The Republican Party was founded on the conservative sense of justice, lost its way mid-20th century and regained its identity during the Reagan years. With Trump, it is now gone. The national Republican Party is no longer conservative. No longer is there any bulwark standing between sanity and insanity. We're now simply trading between political correctness and fear and anger. We're trading with our worst selves.

Of course, unaffiliating is symbolic. I remain loyal to my friends. I remain loyal to politicians I admire, such as Gov. Gary Herbert, Sen. Mike Lee and a host of state and local officials. As a conservative first, I am loyal to people, not parties. But neither do I want to underestimate the symbolism. The Utah Republican Party is dangerously close to leaving behind many influential conservative voters. I'm unaffiliating on this basis, too.

All of the craziness, the obsession with constitutional minutia, the cultish worshipping of founding fathers, the purity tests and just plain emotional know-nothingness trending inside the state GOP are deeply disturbing to me. When Herbert and even Lee are accused by state GOPers of committing some sort of apostasy because they chose to gather signatures as well as attend the state convention, I'm flabbergasted.

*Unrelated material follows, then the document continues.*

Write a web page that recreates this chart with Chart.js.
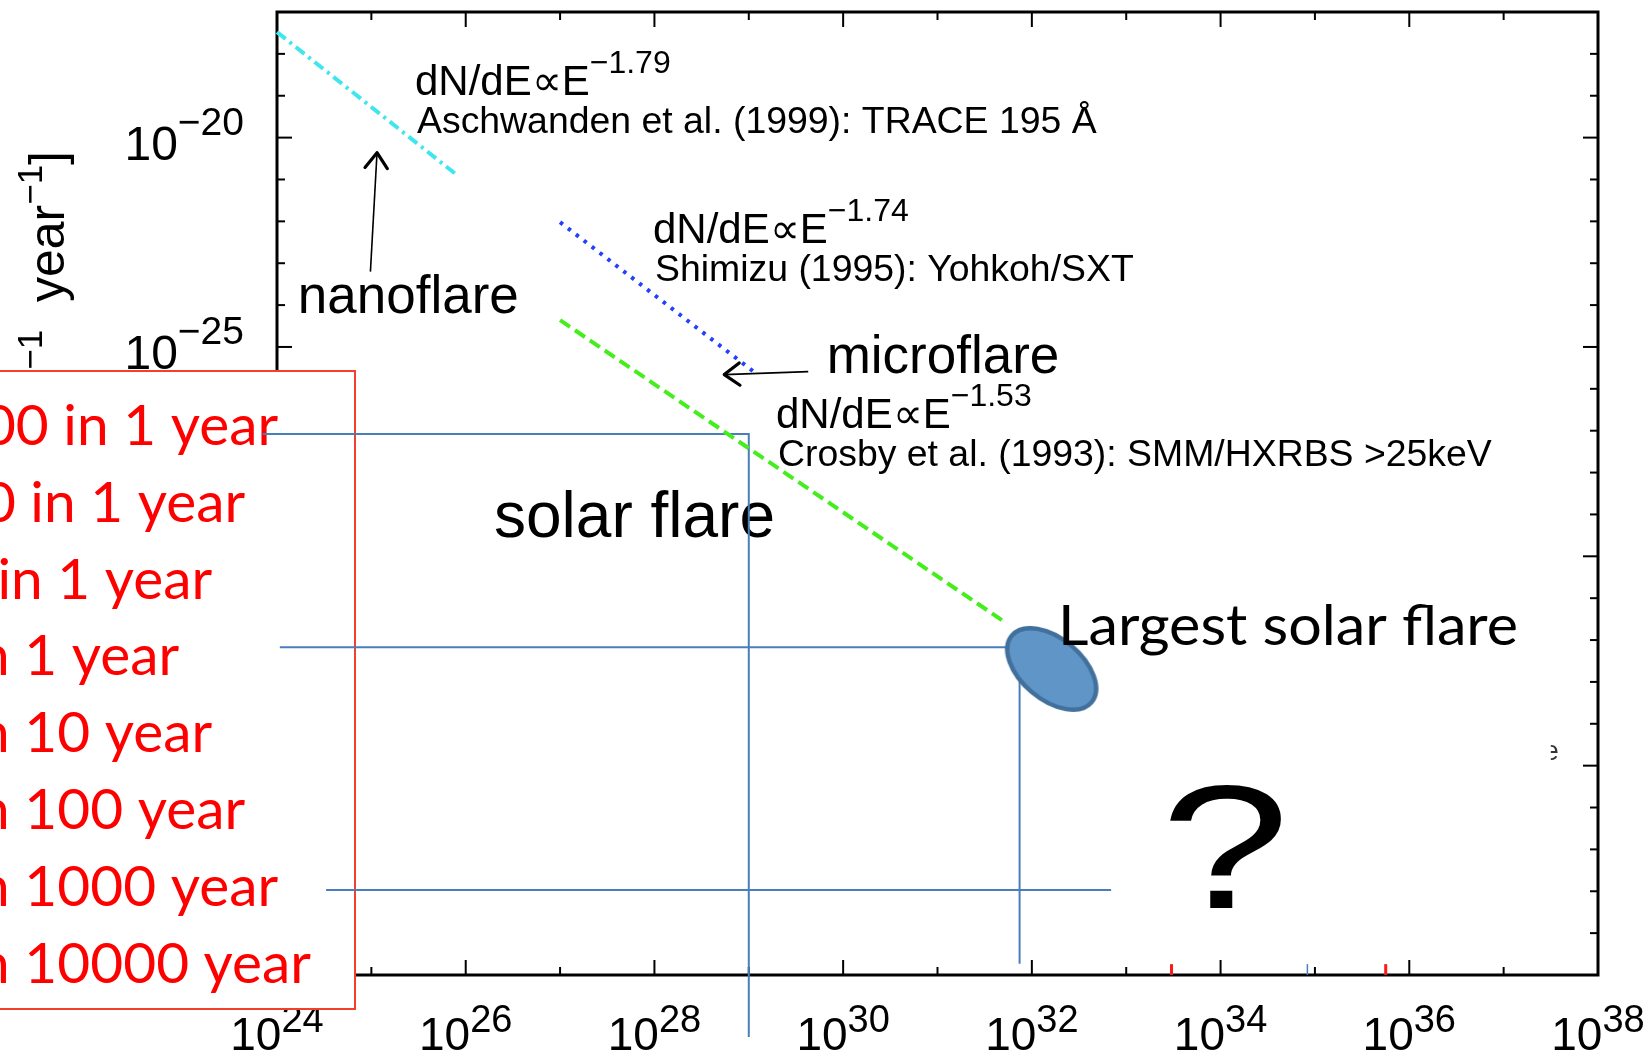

I understand completely why many Republicans won't unaffiliate from the GOP. Elected officials really can't. I get that. But for people who can, I highly encourage you, now that state primaries are over, to unaffiliate. Your intelligence and political integrity will be challenged by Trump. And, here in Utah, the state GOP needs to find itself again, and one way you can help it do that is to vote with your feet and leave its company, even if temporarily.

You won't regret it. Now is the time for reasonable people to take a stand.

Paul Mero is president and CEO of Next Generation Freedom Fund.